North-Central Section - 47th Annual Meeting (2-3 May 2013)

Paper No. 6
Presentation Time: 3:10 PM

A HIGH-LEVEL PROGLACIAL LAKE IN WEXFORD COUNTY, MICHIGAN, AND ITS SIGNIFICANCE FOR THE BOUNDARY OF THE LAKE BORDER MORAINE IN NORTHWEST LOWER MICHIGAN


KINCARE, Kevin A., U.S. Geological Survey, 12201 Sunrise Valley Dr, Reston, VA 20192, kkincare@usgs.gov

The Lake Border moraine in northwestern lower Michigan has recently been reexamined in western Wexford County. Leverett and Taylor (1915) mapped the Lake Border moraine (much of which exceeds 400 m altitude in Wexford County) in contact with the Valparaiso/Charlotte interlobate moraine at the latter’s northwest corner near Harrietta. Just south of Wexford County, they mapped a convex to the west trending reentrant (67 km long, 45 km wide) in the Lake Border moraine that bends back to the east in Newaygo County.

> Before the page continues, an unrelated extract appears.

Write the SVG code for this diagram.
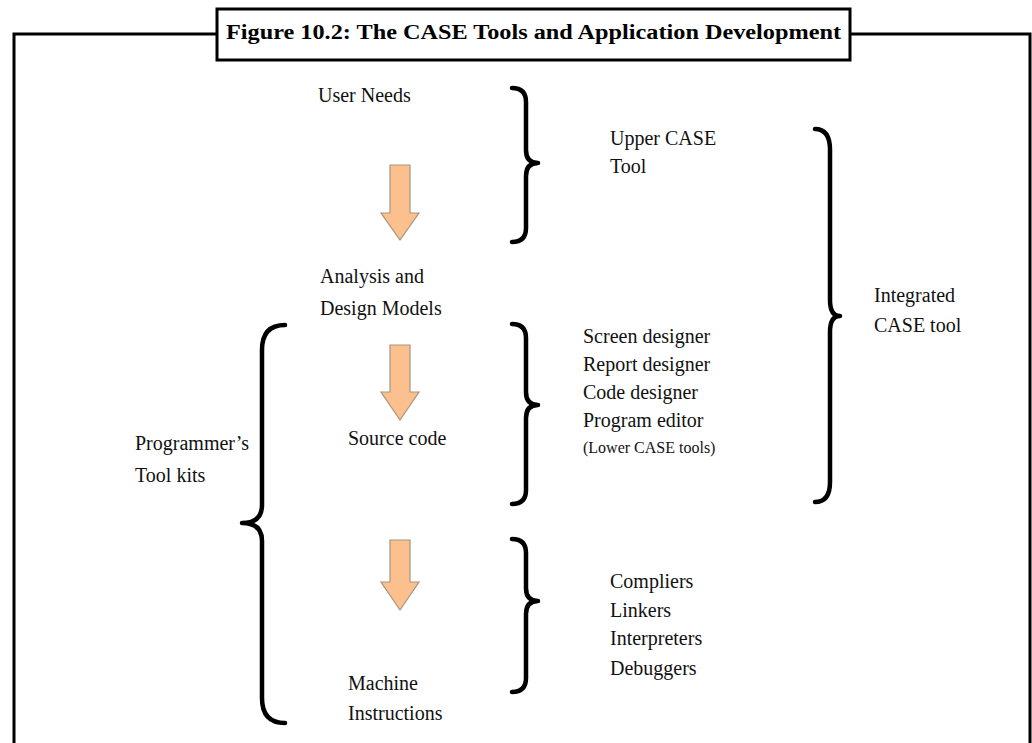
<svg xmlns="http://www.w3.org/2000/svg" width="1032" height="743" viewBox="0 0 1032 743">
<style>
.t{font-family:"Liberation Serif","Times New Roman",serif;font-size:20px;fill:#111}
.s{font-size:16px}
.title{font-family:"Liberation Serif","Times New Roman",serif;font-size:20px;font-weight:bold;fill:#000}
.br{fill:none;stroke:#000;stroke-width:4.5;stroke-linecap:round;stroke-linejoin:round}
.ar{fill:#FBC08E;stroke:#A8957E;stroke-width:1.2}
.frame{fill:none;stroke:#000;stroke-width:3}
</style>
<rect width="1032" height="743" fill="#fff"/>
<g id="frame">
<path class="frame" d="M14,745 L14,34 L1030,34 L1030,745"/>
</g>
<g id="title">
<rect x="217" y="9" width="633" height="51" fill="#fff" stroke="#000" stroke-width="3"/>
<text class="title" x="226" y="39" textLength="615" lengthAdjust="spacingAndGlyphs">Figure 10.2: The CASE Tools and Application Development</text>
</g>
<g id="connectors">
<path class="ar" d="M390,165 L410,165 L410,213 L419,213 L400,240 L381,213 L390,213 Z"/>
<path class="ar" d="M390,345 L410,345 L410,392 L419,392 L400,420 L381,392 L390,392 Z"/>
<path class="ar" d="M390,540 L410,540 L410,582 L419,582 L400,610 L381,582 L390,582 Z"/>
</g>
<g id="brace-upper">
<path class="br" d="M512,88 Q526,88 526,102 L526,150 Q526,163 538,163 Q526,163 526,176 L526,228 Q526,242 512,242"/>
</g>
<g id="brace-lower-case">
<path class="br" d="M512,324 Q526,324 526,338 L526,392 Q526,405 538,405 Q526,405 526,418 L526,490 Q526,504 512,504"/>
</g>
<g id="brace-compilers">
<path class="br" d="M512,539 Q526,539 526,553 L526,588 Q526,601 538,601 Q526,601 526,614 L526,678 Q526,692 512,692"/>
</g>
<g id="brace-integrated">
<path class="br" d="M815,129 Q830,129 830,150 L830,300 Q830,316 840,316 Q830,316 830,332 L830,482 Q830,502 815,502"/>
</g>
<g id="brace-programmer">
<path class="br" d="M285,325 Q262,325 262,350 L262,505 Q262,523 242,523 Q262,523 262,541 L262,698 Q262,723 285,723"/>
</g>
<g id="user-needs"><text class="t" x="318" y="102">User Needs</text></g>
<g id="upper-case"><text class="t" x="610" y="145">Upper CASE</text><text class="t" x="610" y="173">Tool</text></g>
<g id="analysis"><text class="t" x="320" y="283">Analysis and</text><text class="t" x="320" y="315">Design Models</text></g>
<g id="integrated"><text class="t" x="874" y="302">Integrated</text><text class="t" x="874" y="332">CASE tool</text></g>
<g id="lower-tools">
<text class="t" x="583" y="343">Screen designer</text>
<text class="t" x="583" y="371">Report designer</text>
<text class="t" x="583" y="399">Code designer</text>
<text class="t" x="583" y="427">Program editor</text>
<text class="t s" x="583" y="453">(Lower CASE tools)</text>
</g>
<g id="source-code"><text class="t" x="348" y="445">Source code</text></g>
<g id="programmer"><text class="t" x="135" y="450">Programmer’s</text><text class="t" x="135" y="482">Tool kits</text></g>
<g id="compilers">
<text class="t" x="610" y="588">Compliers</text>
<text class="t" x="610" y="617">Linkers</text>
<text class="t" x="610" y="645">Interpreters</text>
<text class="t" x="610" y="675">Debuggers</text>
</g>
<g id="machine"><text class="t" x="348" y="690">Machine</text><text class="t" x="348" y="720">Instructions</text></g>
</svg>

Recent mapping of deposits in the Lake Border moraine in Wexford County reveal glaciodeltaic deposits from topset sand and gravel through to bottomset (varves) silt and clay. The ice-margin configuration suggested by Leverett and Taylor (1915) cannot support a proglacial lake at the altitudes indicated by recent mapping and drill holes. At the maximum extent of the Lake Border glacier, a high level (~380 m altitude) proglacial lake must have been bounded by the glacier on the west and southwest, older interlobate deposits to the southeast, and possibly the Saginaw lobe to the east. The reentrant as currently drawn could not have held a proglacial lake at the altitude demonstrated by this project. The drainage divide exposed by the reentrant is 100m below the lake level of the lacustrine sediments in the glaciodeltaic morphosequence.

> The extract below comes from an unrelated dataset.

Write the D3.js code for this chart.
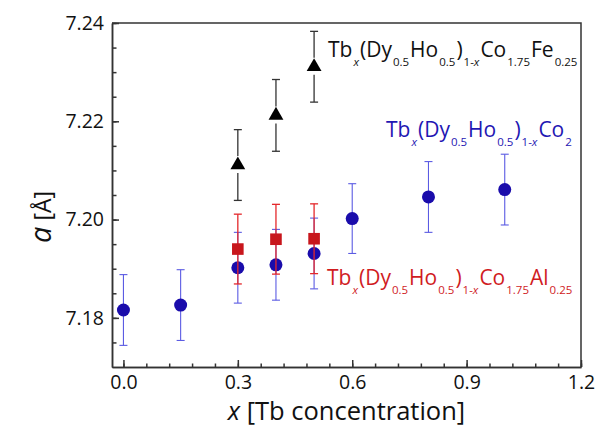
<!DOCTYPE html>
<html>
<head>
<meta charset="utf-8">
<script src="https://cdn.jsdelivr.net/npm/d3@7"></script>
<style>
  body { margin: 0; background: #fff; }
  text { font-family: "Open Sans", "Noto Sans", sans-serif; }
</style>
</head>
<body>
<svg id="chart" width="606" height="431"></svg>
<script>
// Tb(Dy0.5Ho0.5)1-xCo2
var xCo2 = [0, 0.15, 0.3, 0.4, 0.5, 0.6, 0.8, 1.0];
var aCo2 = [7.1816, 7.1826, 7.1902, 7.1908, 7.1931, 7.2002, 7.2046, 7.2061];
var errCo2 = [0.0072, 0.0072, 0.0072, 0.0072, 0.0072, 0.0071, 0.0072, 0.0072];

// Tb(Dy0.5Ho0.5)1-xCo1.75Al0.25
var xAl = [0.3, 0.4, 0.5];
var aAl = [7.1940, 7.1960, 7.1961];
var errAl = [0.0071, 0.0071, 0.0071];

// Tb(Dy0.5Ho0.5)1-xCo1.75Fe0.25
var xFe = [0.3, 0.4, 0.5];
var aFe = [7.2111, 7.2212, 7.2311];
var errFe = [0.0072, 0.0073, 0.0072];

var xTicks = [0, 0.3, 0.6, 0.9, 1.2];
var yTicks = [7.18, 7.20, 7.22, 7.24];

var margin = {top: 23, right: 25, bottom: 64, left: 112};
var width = 606 - margin.left - margin.right;
var height = 431 - margin.top - margin.bottom;

var svg = d3.select("#chart");
var g = svg.append("g").attr("transform", "translate(" + margin.left + "," + margin.top + ")");

var x = d3.scaleLinear().domain([-0.03, 1.2]).range([0, width]);
var y = d3.scaleLinear().domain([7.17, 7.24]).range([height, 0]);

var axisColor = "#333";

// minor ticks
var xMinor = d3.range(0, 1.2001, 0.06);
var yMinor = d3.range(7.175, 7.2401, 0.005);
g.append("g")
    .attr("transform", "translate(0," + height + ")")
    .call(d3.axisBottom(x).tickValues(xMinor).tickSize(-3.5).tickSizeOuter(0).tickFormat(""));
g.append("g")
    .call(d3.axisLeft(y).tickValues(yMinor).tickSize(-4.5).tickSizeOuter(0).tickFormat(""));

// major axes
var xAxis = g.append("g")
    .attr("transform", "translate(0," + height + ")")
    .call(d3.axisBottom(x).tickValues(xTicks).tickSize(-7).tickSizeOuter(0).tickPadding(8)
        .tickFormat(d3.format(".1f")));
var yAxis = g.append("g")
    .call(d3.axisLeft(y).tickValues(yTicks).tickSize(-7).tickSizeOuter(0).tickPadding(8)
        .tickFormat(d3.format(".2f")));

g.selectAll(".tick line, .domain").attr("stroke", axisColor).attr("stroke-width", 1.5);
xAxis.selectAll("text").attr("font-size", 19.5).attr("fill", "#111");
yAxis.selectAll("text").attr("font-size", 19.5).attr("fill", "#111");

// frame top and right
g.append("path")
    .attr("d", "M0,0H" + width + "V" + height)
    .attr("fill", "none")
    .attr("stroke", axisColor)
    .attr("stroke-width", 1.5);

// error bars
function errorBars(xs, ys, es, color, gapUp, gapDown, width) {
    var eg = g.append("g").attr("stroke", color).attr("stroke-width", width);
    xs.forEach(function(xv, i) {
        var cx = x(xv), top = y(ys[i] + es[i]), bot = y(ys[i] - es[i]), cy = y(ys[i]);
        eg.append("line").attr("x1", cx).attr("x2", cx).attr("y1", top).attr("y2", cy - gapUp);
        eg.append("line").attr("x1", cx).attr("x2", cx).attr("y1", cy + gapDown).attr("y2", bot);
        eg.append("line").attr("x1", cx - 4).attr("x2", cx + 4).attr("y1", top).attr("y2", top);
        eg.append("line").attr("x1", cx - 4).attr("x2", cx + 4).attr("y1", bot).attr("y2", bot);
    });
}

// Co2 (blue circles)
errorBars(xCo2, aCo2, errCo2, "#5b5be3", 0, 0, 1.1);
g.append("g").selectAll("circle")
    .data(xCo2)
    .enter().append("circle")
    .attr("cx", function(d) { return x(d); })
    .attr("cy", function(d, i) { return y(aCo2[i]); })
    .attr("r", 6.5)
    .attr("fill", "#1a0cab");

// Al (red squares)
errorBars(xAl, aAl, errAl, "#e4282b", 0, 0, 1.3);
g.append("g").selectAll("rect")
    .data(xAl)
    .enter().append("rect")
    .attr("x", function(d) { return x(d) - 5.8; })
    .attr("y", function(d, i) { return y(aAl[i]) - 5.8; })
    .attr("width", 11.6)
    .attr("height", 11.6)
    .attr("fill", "#c8161c");

// Fe (black triangles)
errorBars(xFe, aFe, errFe, "#333", 9, 8, 1.3);
var tri = d3.symbol().type(d3.symbolTriangle).size(95);
g.append("g").selectAll("path")
    .data(xFe)
    .enter().append("path")
    .attr("d", tri)
    .attr("transform", function(d, i) { return "translate(" + x(d) + "," + y(aFe[i]) + ")"; })
    .attr("fill", "#000");

// formula labels
function formula(px, py, tail, color) {
    var parts = [["Tb"], ["x", 1, 1], ["(Dy"], ["0.5", 1], ["Ho"], ["0.5", 1], [")"], ["1-", 1], ["x", 1, 1]].concat(tail);
    var t = svg.append("text").attr("x", px).attr("y", py).attr("fill", color).attr("font-size", 21);
    var sub = false;
    parts.forEach(function(p) {
        var isSub = !!p[1];
        var s = t.append("tspan").text(p[0]);
        if (isSub && !sub) s.attr("dy", 9).attr("dx", 1);
        if (!isSub && sub) s.attr("dy", -9).attr("dx", 1);
        if (isSub) s.attr("font-size", 11.5);
        if (p[2]) s.attr("font-style", "italic");
        sub = isSub;
    });
}
formula(328, 57, [["Co"], ["1.75", 1], ["Fe"], ["0.25", 1]], "#111");
formula(386, 137, [["Co"], ["2", 1]], "#1f17b3");
formula(327, 285, [["Co"], ["1.75", 1], ["Al"], ["0.25", 1]], "#d01c1f");

// axis titles
svg.append("text")
    .attr("x", margin.left + width / 2)
    .attr("y", 420)
    .attr("text-anchor", "middle")
    .attr("font-size", 25.5)
    .attr("fill", "#111")
    .html('<tspan font-style="italic">x</tspan> [Tb concentration]');

svg.append("text")
    .attr("transform", "translate(51,243) rotate(-90)")
    .attr("text-anchor", "start")
    .attr("font-size", 23)
    .attr("fill", "#111")
    .html('<tspan font-style="italic" font-size="29">a</tspan> [Å]');
</script>
</body>
</html>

On the basis of this evidence, the Lake Border moraine is mapped without a reentrant. That is, it remains close to the western edge of the Valparaiso-Charlotte interlobate moraine through to the Lake-Newaygo County line where preliminary mapping indicates that the western edge of the uplands is also composed of similar glaciodeltaic deposits.